Menurut data Badan Pusat Statistik (BPS), Indonesia akan berada di puncak bonus demografi pada tahun 2045 (Indonesia Emas 2045), dengan sekitar 70 persen penduduk berada dalam kategori usia produktif. Teorinya, hal ini seharusnya membuka peluang emas untuk memajukan perekonomian bangsa. Sayangnya, realita di lapangan menunjukkan gambaran yang berbeda.
Paradoks Tingginya Pengangguran di Tengah Bonus Demografi
Sebuah ironi terjadi di tengah kondisi demografi yang menguntungkan ini. Alih-alih memanen keuntungan dari bonus demografi, Indonesia justru dihadapkan pada masalah serius: tingginya angka pengangguran. Data dari BPS Februari 2024 menunjukkan bahwa tingkat pengangguran terbuka di Indonesia mencapai 7.2 juta orang pada 2024, dengan jumlah pengangguran terbanyak berasal dari lulusan SMK dan SMA. Dengan jumlah 8.62% (lulusan SMK), 6.73 % (lulusan SMA), dan 5.63% (lulusan perguruan tinggi)
Mengapa hal ini bisa terjadi? Salah satu faktor utamanya adalah ketidakcocokan antara keterampilan yang dimiliki oleh angkatan kerja muda dengan kebutuhan pasar kerja. Sistem pendidikan yang belum sepenuhnya mampu menghasilkan lulusan yang siap kerja menjadi salah satu penyebab utama. Selain itu, sektor informal yang mendominasi pasar kerja Indonesia juga kurang mampu memberikan jaminan pekerjaan yang stabil dan layak.

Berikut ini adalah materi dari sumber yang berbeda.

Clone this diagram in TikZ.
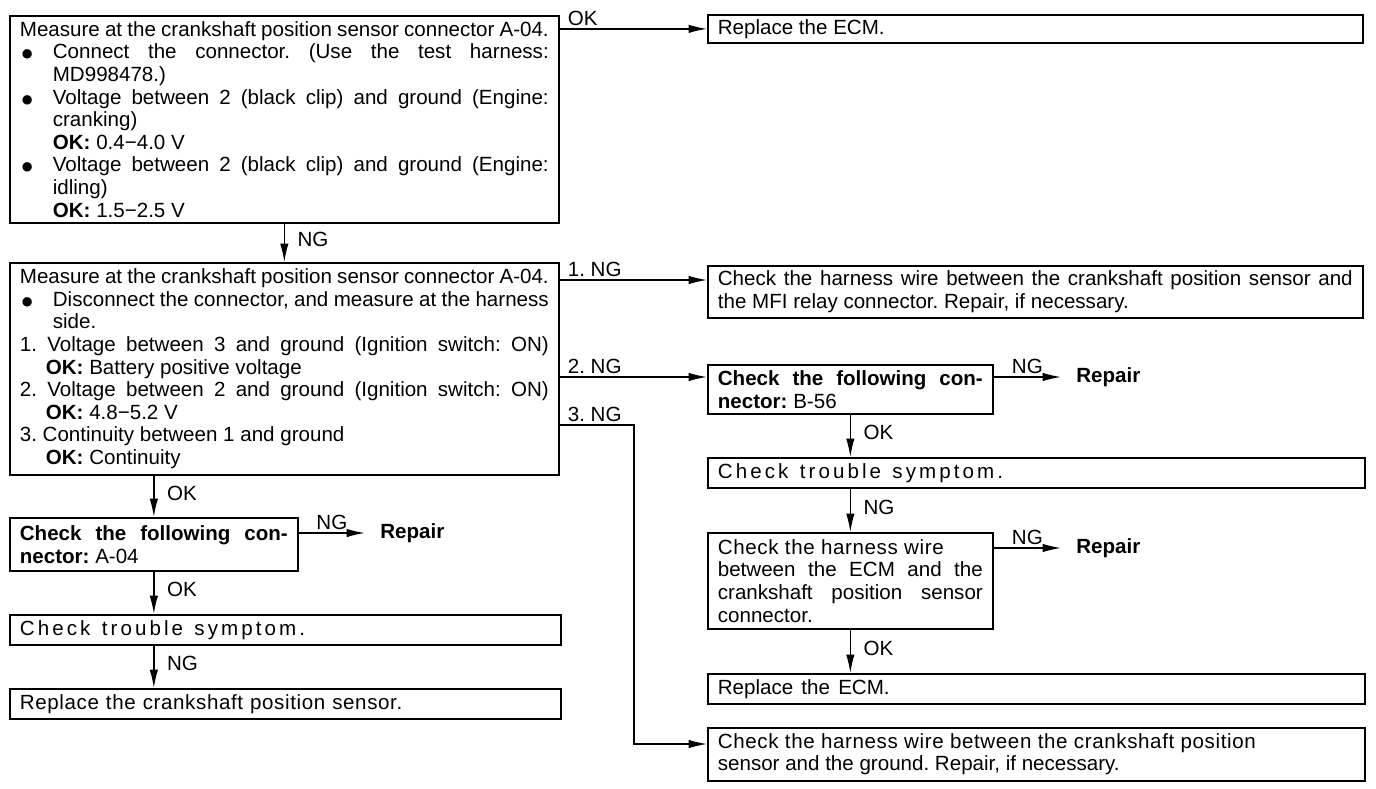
\documentclass[tikz,border=0pt]{standalone}
\usepackage{fontspec}
\setmainfont{Liberation Sans}
\newfontfamily\symfont{DejaVu Sans}
\usetikzlibrary{arrows.meta}
\newcommand{\bitem}{\par\noindent\hangindent=0.66cm\hangafter=1\makebox[0.66cm][l]{\hspace{0.04cm}\raisebox{0.05em}{\symfont\fontsize{7}{7}\selectfont ●}}}
\newcommand{\nitem}{\par\noindent\hangindent=0.52cm\hangafter=1\relax}
\newcommand{\txtfont}{\fontsize{11.7}{12.86}\selectfont\frenchspacing}
\newcommand{\widetxt}{\addfontfeature{LetterSpace=15}\spaceskip=0.55em plus 0.2em\relax}
\newcommand{\looser}[1]{{\addfontfeature{LetterSpace=3}#1}}
\begin{document}
\begin{tikzpicture}[x=0.02cm,y=-0.02cm,
  box/.style={draw,line width=1pt,anchor=north west,inner xsep=0.2cm,inner ysep=0.06cm,align=justify,font=\txtfont},
  arr/.style={-{Latex[length=0.37cm,width=0.17cm]},line width=0.8pt},
  lab/.style={font=\txtfont,inner sep=0.05cm},
  repbox/.style={font=\txtfont\bfseries,anchor=west,inner xsep=0.3cm,inner ysep=0.05cm}]
\useasboundingbox (0,0) rectangle (1376,788);
% left column
\node[box,text width=10.58cm,minimum height=4.14cm] (b1) at (9,15) {\noindent Measure at the crankshaft position sensor connector A-04.
\bitem Connect the connector. (Use the test harness:\linebreak MD998478.)
\bitem Voltage between 2 (black clip) and ground (Engine:\linebreak cranking)\newline\textbf{OK:} 0.4−4.0 V
\bitem Voltage between 2 (black clip) and ground (Engine:\linebreak idling)\newline\textbf{OK:} 1.5−2.5 V\par};
\node[box,text width=10.58cm,minimum height=4.24cm] (b2) at (9,262) {\noindent Measure at the crankshaft position sensor connector A-04.
\bitem Disconnect the connector, and measure at the harness\linebreak side.
\nitem 1. Voltage between 3 and ground (Ignition switch: ON)\linebreak\textbf{OK:} Battery positive voltage
\nitem 2. Voltage between 2 and ground (Ignition switch: ON)\linebreak\textbf{OK:} 4.8−5.2 V
\nitem 3. Continuity between 1 and ground\newline\textbf{OK:} Continuity\par};
\node[box,text width=5.36cm,minimum height=1.06cm] (c04) at (9,517) {\noindent\textbf{Check the following con-\linebreak nector:} A-04};
\node[box,text width=10.62cm,minimum height=0.6cm] (ts1) at (9,614) {\noindent\widetxt Check trouble symptom.};
\node[box,text width=10.62cm,minimum height=0.6cm] (rcs) at (9,688) {\noindent\spaceskip=0.34em\relax\looser{Replace the crankshaft position sensor.}};
\node[repbox] (rp1) at (365,533) {Repair};
% right column
\node[box,text width=12.7cm,minimum height=0.56cm] (ecm1) at (707,14) {\noindent Replace the ECM.};
\node[box,text width=12.7cm,minimum height=1.04cm] (h1) at (707,265) {\noindent Check the harness wire between the crankshaft position sensor and\linebreak the MFI relay connector. Repair, if necessary.};
\node[box,text width=5.3cm,minimum height=0.98cm] (c56) at (707,364) {\noindent\textbf{Check the following con-\linebreak nector:} B-56};
\node[box,text width=12.74cm,minimum height=0.6cm] (ts2) at (707,457) {\noindent\widetxt Check trouble symptom.};
\node[box,text width=5.3cm,minimum height=1.92cm] (hw) at (707,532) {\noindent\looser{Check the harness wire}\newline between the ECM and the\linebreak crankshaft position sensor\linebreak connector.};
\node[box,text width=12.74cm,minimum height=0.6cm] (ecm2) at (707,673) {\noindent\spaceskip=0.4em\relax Replace the ECM.};
\node[box,text width=12.74cm,minimum height=1.06cm] (h3) at (707,727) {\noindent\looser{Check the harness wire between the crankshaft position}\newline sensor and the ground. Repair, if necessary.};
\node[repbox] (rp2) at (1061,377) {Repair};
\node[repbox] (rp3) at (1061,548) {Repair};
\coordinate (j3) at (634,425);
% connectors
\draw[arr] (b1.east |- ecm1.west) -- node[lab,pos=0,anchor=south west,xshift=0.1cm]{OK} (ecm1.west);
\draw[arr] (b1.south) -- node[lab,midway,right,xshift=0.2cm,yshift=0.06cm]{NG} (b2.north);
\draw[arr] (b2.east |- 0,280) -- node[lab,pos=0,anchor=south west,xshift=0.1cm]{1. NG} (h1.west |- 0,280);
\draw[arr] (b2.east |- rp2.west) -- node[lab,pos=0,anchor=south west,xshift=0.1cm]{2. NG} (c56.west |- rp2.west);
\draw[arr] (b2.east |- j3) -- node[lab,pos=0,anchor=south west,xshift=0.1cm]{3. NG} (j3) |- (h3.west |- 0,744);
\draw[arr] (c04.north |- b2.south) -- node[lab,midway,right,xshift=0.2cm,yshift=0.06cm]{OK} (c04.north);
\draw[arr] (c04.east |- rp1.west) -- node[lab,midway,above]{NG} (rp1.west);
\draw[arr] (c04.south) -- node[lab,midway,right,xshift=0.2cm,yshift=0.06cm]{OK} (c04.south |- ts1.north);
\draw[arr] (c04.south |- ts1.south) -- node[lab,midway,right,xshift=0.2cm,yshift=0.06cm]{NG} (c04.south |- rcs.north);
\draw[arr] (c56.east |- rp2.west) -- node[lab,midway,above]{NG} (rp2.west);
\draw[arr] (c56.south) -- node[lab,midway,right,xshift=0.2cm,yshift=0.06cm]{OK} (c56.south |- ts2.north);
\draw[arr] (hw.north |- ts2.south) -- node[lab,midway,right,xshift=0.2cm,yshift=0.06cm]{NG} (hw.north);
\draw[arr] (hw.east |- rp3.west) -- node[lab,midway,above]{NG} (rp3.west);
\draw[arr] (hw.south) -- node[lab,midway,right,xshift=0.2cm,yshift=0.06cm]{OK} (hw.south |- ecm2.north);
\end{tikzpicture}
\end{document}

Di tengah perdebatan mengenai kualitas dan relevansi pendidikan, muncul pernyataan kontroversial dari Plt Sekretaris Direktorat Jenderal Pendidikan Tinggi, Riset, dan Teknologi Kemendikbud Ristek, Tjitjik Sri Tjahjandarie. Beliau menyatakan bahwa pendidikan tinggi merupakan kebutuhan tersier (tertiary education). Pernyataan ini muncul di tengah isu kenaikan Uang Kuliah Tunggal (UKT) yang semakin membebani mahasiswa dan orang tua mereka.
Pandangan ini memicu kontroversi karena mengesankan bahwa pendidikan tinggi bukanlah prioritas dan jauh dari inklusivitas seperti yang diamanatkan oleh konstitusi yaitu negara harus hadir dalam “mencerdaskan kehidupan bangsa”, padahal seharusnya menjadi salah satu pilar utama dalam mencetak sumber daya manusia yang kompeten, berdaya saing dan unggul. Jika pendidikan tinggi dianggap sebagai kebutuhan tersier, maka bagaimana mungkin kita berharap bisa memanfaatkan bonus demografi secara optimal?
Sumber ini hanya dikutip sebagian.